I think you’re missing the point of the post. It’s not that Nephi is absent and why is he? It’s that IF that shift that takes places early in 2 Nephi is the result of Nephi taking a back seat to Jacob when it comes to the public spiritual leadership (which is only one of many possible readings), that makes Nephi a more interesting and sympathetic character and gives us a useful example about the nature of hope in confronting our own inadequacies.
It’s much less about divining what actually happened and much more about exploring the insights and lessons that this one reading might give us. It’s more literary criticism than historical criticism.
this is enlightening and makes Nephi more “human”- just as recognizing Joseph Smith’s shortcomings endeared me to him (nearly 7 years after joining). And while, yes, it may be speculation and incorrect, I’ll take it and use it to connect to someone long gone!
Jared, this post is really insightful. Thank you for sharing it. I have a similar arc in my own life. (insert disclaimers about how I’m not a prophet) I spent many years being very spiritual and hopeful and doing everything I could to keep certain family relationships from falling apart completely. I had a 2 Nephi 4 moment, with the betrayal and pain becoming overwhelming. Then the relationships fell apart anyway. After that, my spiritual effort declined. Part of it was exhaustion. Some of it was disappointment that I didn’t get the blessing that I had spent my entire life hoping/praying/working for. Some of it was confusion that I was as obedient as I could possibly be, and things still went wrong, so maybe I don’t understand obedience and personal revelation as well as I thought I did. It hurt. I retreated.

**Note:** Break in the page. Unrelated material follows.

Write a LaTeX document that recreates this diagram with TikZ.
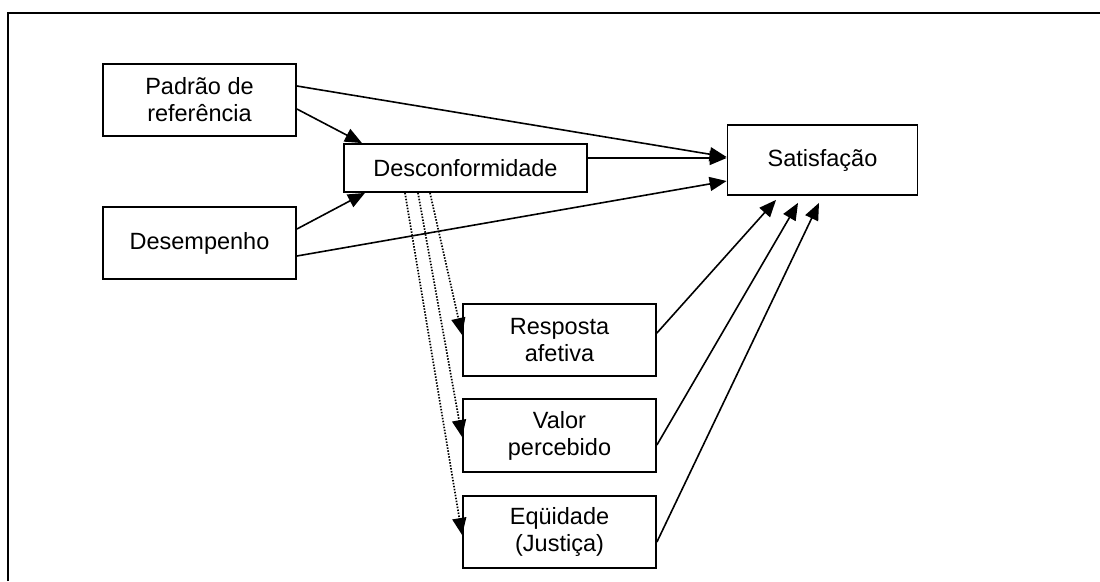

I really like Nephi. I hope, in the afterlife, I get a chance to sit down with him and cry together about how hard we tried and how much it hurt when we failed. He would understand me and the decisions I’ve made, I think, and not many Church members do.
I like your observation about Nephi. I understand why he stopped trying so hard. You put it so well. Thanks again for writing this.